[RECORDED INFORMATION]
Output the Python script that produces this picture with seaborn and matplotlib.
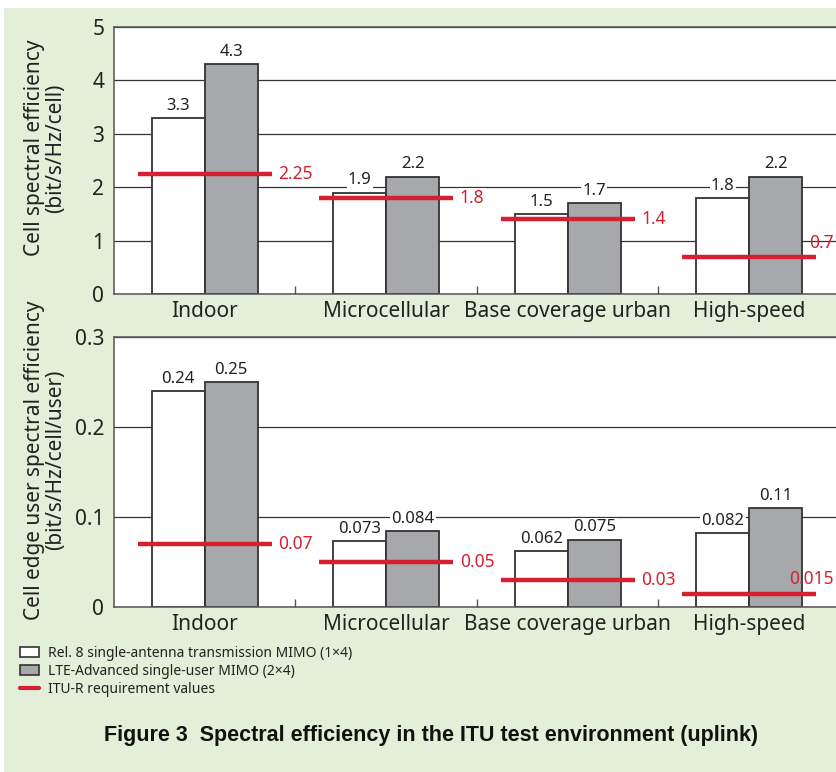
import matplotlib
matplotlib.use("Agg")
import matplotlib.pyplot as plt
import matplotlib.patches as mpatches
import matplotlib.lines as mlines
import seaborn as sns
import pandas as pd

categories = ["Indoor", "Microcellular", "Base coverage urban", "High-speed"]
series_names = ["Rel. 8 single-antenna transmission MIMO (1\u00d74)",
                "LTE-Advanced single-user MIMO (2\u00d74)"]
req_name = "ITU-R requirement values"

cell_rel8 = [3.3, 1.9, 1.5, 1.8]
cell_lte = [4.3, 2.2, 1.7, 2.2]
cell_req = [2.25, 1.8, 1.4, 0.7]
cell_rel8_lbl = ["3.3", "1.9", "1.5", "1.8"]
cell_lte_lbl = ["4.3", "2.2", "1.7", "2.2"]
cell_req_lbl = ["2.25", "1.8", "1.4", "0.7"]

edge_rel8 = [0.24, 0.073, 0.062, 0.082]
edge_lte = [0.25, 0.084, 0.075, 0.11]
edge_req = [0.07, 0.05, 0.03, 0.015]
edge_rel8_lbl = ["0.24", "0.073", "0.062", "0.082"]
edge_lte_lbl = ["0.25", "0.084", "0.075", "0.11"]
edge_req_lbl = ["0.07", "0.05", "0.03", "0.015"]

cell_yticks = [0, 1, 2, 3, 4, 5]
cell_yticklabels = ["0", "1", "2", "3", "4", "5"]
edge_yticks = [0, 0.1, 0.2, 0.3]
edge_yticklabels = ["0", "0.1", "0.2", "0.3"]

title = "Figure 3  Spectral efficiency in the ITU test environment (uplink)"
ylabel_top = "Cell spectral efficiency\n(bit/s/Hz/cell)"
ylabel_bot = "Cell edge user spectral efficiency\n(bit/s/Hz/cell/user)"

sns.set_theme(style="white")
plt.rcParams["font.family"] = ["Noto Sans", "DejaVu Sans"]

BG = "#e3efd8"
GRAY = "#a7a8ab"
RED = "#d42030"
DARK = "#333333"

W, H = 837, 772
fig = plt.figure(figsize=(W / 100, H / 100), dpi=100, facecolor="white")
fig.patches.append(mpatches.Rectangle((4 / W, 0), 1, 1 - 8 / H, transform=fig.transFigure,
                                      facecolor=BG, edgecolor="none", zorder=-10))


def axrect(x0, y0, x1, y1):
    return [x0 / W, 1 - y1 / H, (x1 - x0) / W, (y1 - y0) / H]


def panel(ax, rel8, lte, req, rel8_lbl, lte_lbl, req_lbl, ymax, yticks, yticklabels, last_dy):
    df = pd.DataFrame({
        "category": categories * 2,
        "value": rel8 + lte,
        "series": [series_names[0]] * 4 + [series_names[1]] * 4,
    })
    sns.barplot(data=df, x="category", y="value", hue="series", order=categories,
                hue_order=series_names, palette=["white", GRAY], width=0.584,
                edgecolor=DARK, linewidth=1.3, ax=ax, legend=False, zorder=2, saturation=1)
    for cont, lbls in zip(ax.containers, [rel8_lbl, lte_lbl]):
        ax.bar_label(cont, labels=lbls, padding=3, fontsize=12, color="#222222",
                     bbox=dict(facecolor="white", edgecolor="none", pad=1.0))
    half = 0.37
    for i, (v, lbl) in enumerate(zip(req, req_lbl)):
        ax.hlines(v, i - half, i + half, color=RED, lw=3.2, zorder=4)
        if i == len(req) - 1:
            ax.text(3.465, v + ymax * last_dy, lbl, color=RED, fontsize=12.5,
                    ha="right", va="center", zorder=5)
        else:
            ax.text(i + half + 0.035, v, lbl, color=RED, fontsize=12.5, ha="left", va="center",
                    zorder=5, bbox=dict(facecolor="white", edgecolor="none", pad=0.5))
    ax.set_xlim(-0.5, 3.5)
    ax.set_ylim(0, ymax)
    ax.set_yticks(yticks)
    ax.set_yticklabels(yticklabels)
    ax.yaxis.grid(True, color=DARK, lw=0.9)
    ax.set_axisbelow(True)
    ax.set_xlabel("")
    ax.set_ylabel("")
    ax.set_xticks(range(len(categories)))
    ax.set_xticklabels(categories)
    ax.set_xticks([0.5, 1.5, 2.5], minor=True)
    ax.tick_params(axis="x", which="major", length=0, pad=5, labelsize=15, colors="#222222")
    ax.tick_params(axis="x", which="minor", direction="in", length=6, width=1, color="#555555",
                   bottom=True)
    ax.tick_params(axis="y", length=0, pad=7, labelsize=15, colors="#222222")
    for s in ["left", "bottom", "top"]:
        ax.spines[s].set_visible(True)
        ax.spines[s].set_color("#555555")
        ax.spines[s].set_linewidth(1.1)
    ax.spines["right"].set_visible(False)
    ax.set_facecolor("white")


ax1 = fig.add_axes(axrect(114, 27, 840, 294))
panel(ax1, cell_rel8, cell_lte, cell_req, cell_rel8_lbl, cell_lte_lbl, cell_req_lbl,
      5, cell_yticks, cell_yticklabels, 0.05)
ax2 = fig.add_axes(axrect(114, 337, 840, 607))
panel(ax2, edge_rel8, edge_lte, edge_req, edge_rel8_lbl, edge_lte_lbl, edge_req_lbl,
      0.3, edge_yticks, edge_yticklabels, 0.055)

fig.text(45 / W, 1 - 148 / H, ylabel_top, rotation=90, ha="center", va="center",
         multialignment="center", fontsize=15, color="#222222", linespacing=1.0)
fig.text(45 / W, 1 - 460 / H, ylabel_bot, rotation=90, ha="center", va="center",
         multialignment="center", fontsize=15, color="#222222", linespacing=1.0)

handles = [
    mpatches.Patch(facecolor="white", edgecolor=DARK, linewidth=1.2),
    mpatches.Patch(facecolor=GRAY, edgecolor=DARK, linewidth=1.2),
    mlines.Line2D([], [], color=RED, lw=3),
]
fig.legend(handles, series_names + [req_name], loc="upper left",
           bbox_to_anchor=(20 / W, 1 - 646 / H), frameon=False, fontsize=10,
           handlelength=1.4, handleheight=0.7, handletextpad=0.6, labelspacing=0.2,
           borderaxespad=0, borderpad=0, labelcolor="#222222")

fig.text(431 / W, 1 - 735 / H, title, ha="center", va="center", fontsize=15.5,
         fontweight="bold", family=["Liberation Sans", "DejaVu Sans"], color="#111111")

fig.savefig("out.png", dpi=100, facecolor="white")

[WHAT NEEDS TO BE DONE]
Please quote the lines of the material, beginning with the first and ending with the one that contains "import pandas as pd", exactly as written and without any pictures.

[COMPLETE RESPONSE]
Output the Python script that produces this picture with seaborn and matplotlib.
import matplotlib
matplotlib.use("Agg")
import matplotlib.pyplot as plt
import matplotlib.patches as mpatches
import matplotlib.lines as mlines
import seaborn as sns
import pandas as pd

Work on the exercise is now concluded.